Ma perché nessuno compra gli appezzamenti di proprietà del municipio nonostante ce ne siano di appetibili? La risposta più probabile è racchiusa in una sigla: Psc. Il Comune di Cosenza, infatti, non ha ancora approvato il Piano strutturale comunale, quello che un tempo si chiamava piano regolatore. O, meglio, lo aveva fatto dopo aver modificato alcune tavole nella versione definitiva rispetto a quella depositata inizialmente al Genio civile per i controlli del caso. Così dalla Cittadella hanno bloccato tutto, vanificando il voto del Consiglio comunale.
Cosa comporta tutto ciò? Che ufficialmente non si sa quale sia la destinazione d'uso dei terreni. Potrebbero essere suolo edificabile o buoni solo per coltivare patate, potrebbero essere vicini all'ipotetico nuovo ospedale o alla più desolata delle lande. Nessuno può dirlo con un documento che lo comprovi. Nessuno sa, per dire, se comprando i vecchi fabbricati delle ferrovie può abbatterli per tirar su un palazzo, né di quanti piani potrà farlo. O se acquistando nel centro storico riceverà incentivi come era stato promesso. Il vecchio piano regolatore non può essere considerato perché l'ultima variante risale alla metà degli anni '90 ed è scaduta; quello nuovo (il Psc) non è ancora arrivato nella versione corretta.

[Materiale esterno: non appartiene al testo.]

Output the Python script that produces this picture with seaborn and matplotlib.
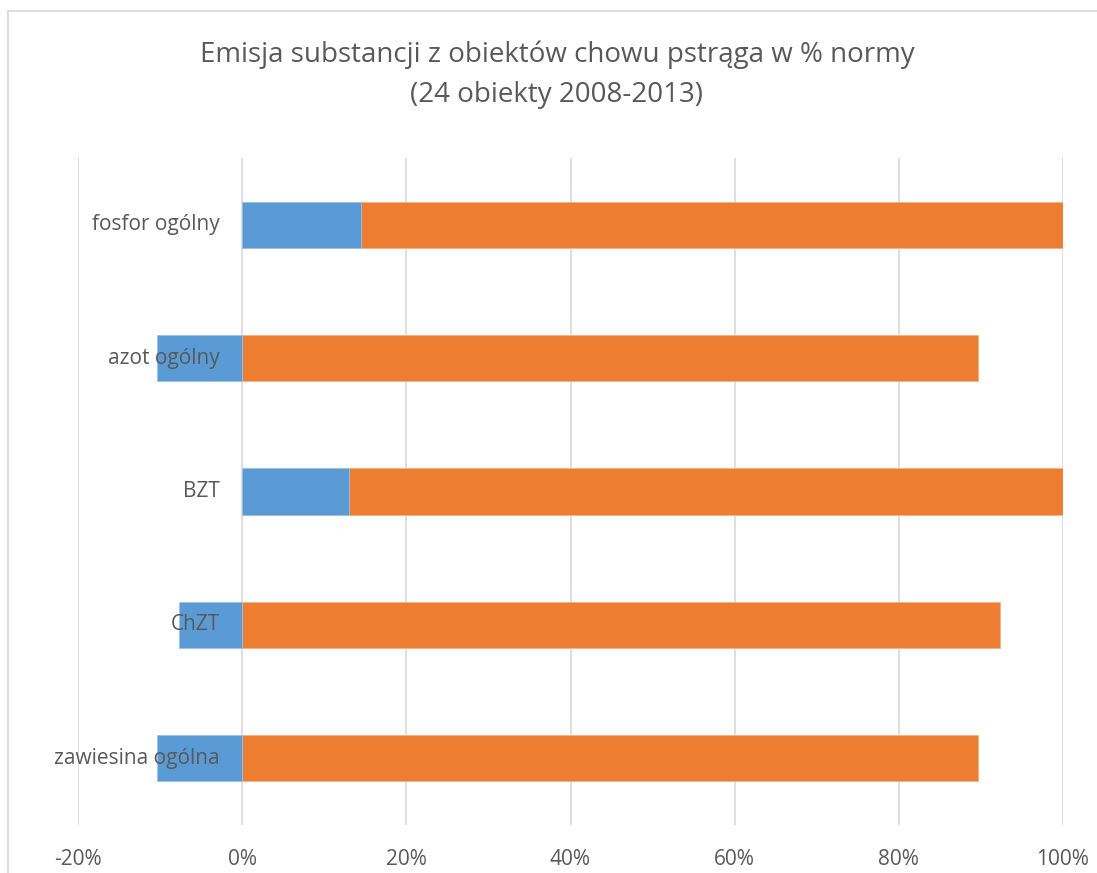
import matplotlib
matplotlib.use("Agg")
import matplotlib.pyplot as plt
import seaborn as sns
import pandas as pd
import numpy as np
from matplotlib.lines import Line2D

categories = ["fosfor ogólny", "azot ogólny", "BZT", "ChZT", "zawiesina ogólna"]
blue_vals = [14.5, -10.4, 13.0, -7.7, -10.4]
orange_vals = [85.5, 89.6, 87.0, 92.3, 89.6]
xticks = [-20, 0, 20, 40, 60, 80, 100]
xticklabels = ["-20%", "0%", "20%", "40%", "60%", "80%", "100%"]

BLUE = "#5b9bd5"
ORANGE = "#ed7d31"
TEXT = "#595959"
GRID = "#d9d9d9"

sns.set_theme(style="white")
plt.rcParams["font.family"] = ["Open Sans", "DejaVu Sans"]

df = pd.DataFrame({"cat": categories, "blue": blue_vals, "orange": orange_vals})
df["orange_end"] = df["blue"].clip(lower=0) + df["orange"]

fig = plt.figure(figsize=(10.97, 8.73), dpi=100)
ax = fig.add_axes([78/1097, 48/873, (1063-78)/1097, (825-158)/873])

sns.barplot(data=df, y="cat", x="orange_end", orient="h", color=ORANGE,
            saturation=1, width=0.345, ax=ax, edgecolor="#f4b183", linewidth=0.6, zorder=3)
sns.barplot(data=df, y="cat", x="blue", orient="h", color=BLUE,
            saturation=1, width=0.345, ax=ax, edgecolor="#9dc3e6", linewidth=0.6, zorder=4)

ax.set_xlim(-20, 100)
ax.set_ylim(4.5, -0.5)
ax.set_xticks(xticks)
ax.set_xticklabels(xticklabels, color=TEXT, fontsize=15)
ax.tick_params(axis="x", length=0, pad=17)
ax.set_yticks([])
ax.set_xlabel("")
ax.set_ylabel("")
for s in ax.spines.values():
    s.set_visible(False)
ax.xaxis.grid(True, color=GRID, linewidth=1.2, zorder=0)
ax.set_axisbelow(True)

for i, c in enumerate(categories):
    ax.text(-2.7, i, c, ha="right", va="center", color=TEXT, fontsize=15, zorder=10)

fig.text(557/1097, 1 - 55/873, "Emisja substancji z obiektów chowu pstrąga w % normy",
         ha="center", va="center", color=TEXT, fontsize=20)
fig.text(557/1097, 1 - 95/873, "(24 obiekty 2008-2013)",
         ha="center", va="center", color=TEXT, fontsize=20)

# chart area border (left and top visible)
fig.add_artist(Line2D([8/1097, 8/1097], [0, 1 - 11/873], transform=fig.transFigure,
                      color=GRID, linewidth=1.3))
fig.add_artist(Line2D([8/1097, 1], [1 - 11/873, 1 - 11/873], transform=fig.transFigure,
                      color=GRID, linewidth=1.3))

fig.savefig("out.png", dpi=100, facecolor="white")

Gli affari saltati... per adesso?

E così tutto resta sospeso in una sorta di limbo urbanistico-amministrativo che potrebbe essere terreno fertile, giusto per restare in tema, per i ricorsi in tribunale, mentre i potenziali acquirenti latitano. Per quale motivo, ad esempio, un imprenditore edile dovrebbe comprare un terreno senza avere la certezza assoluta di poterci costruire sopra né conoscere le volumetrie edificabili consentite? Chi magari lo ha già fatto in questo momento ha le mani legate, lo stesso rischio per gli altri c'è ancora. Raccontano i bene informati che lo stallo venutosi a creare per l'assenza del Psc ha fatto già saltare più di un affare che coinvolgeva le aree intorno alla vecchia stazione ferroviaria e a Gergeri, la zona in cui ci si aspetta la futura espansione – con annesse potenziali speculazioni edilizie – della città.

Le voci sulle scadenze

Ma per sbloccare la situazione, si diceva, serve approvare il nuovo Psc riveduto e corretto. E farlo entro i tempi stabiliti. Quali sono? Nei mesi scorsi diversi consiglieri sostenevano di dover votare entro il 30 giugno di quest'anno, adesso ufficiosamente si parla del 30 luglio. La prima scadenza non è stata rispettata, la seconda non lo sarà nemmeno, considerato che non sono previste sedute del consiglio comunale prima di quella data. Nei corridoi di Palazzo dei Bruzi si vocifera di una nota arrivata nelle ultime ore con cui la Regione avrebbe concesso una proroga: il nulla osta della sala Catera al nuovo piano strutturale comunale dovrebbe arrivare entro il 30 settembre. Vero o no, il tempo stringe. Perché è denaro, non solo per gli speculatori: prima si vende, prima si saldano i debiti del Comune con i creditori, evitando di ridurre i servizi e tassare al massimo i cittadini per ripianare il deficit.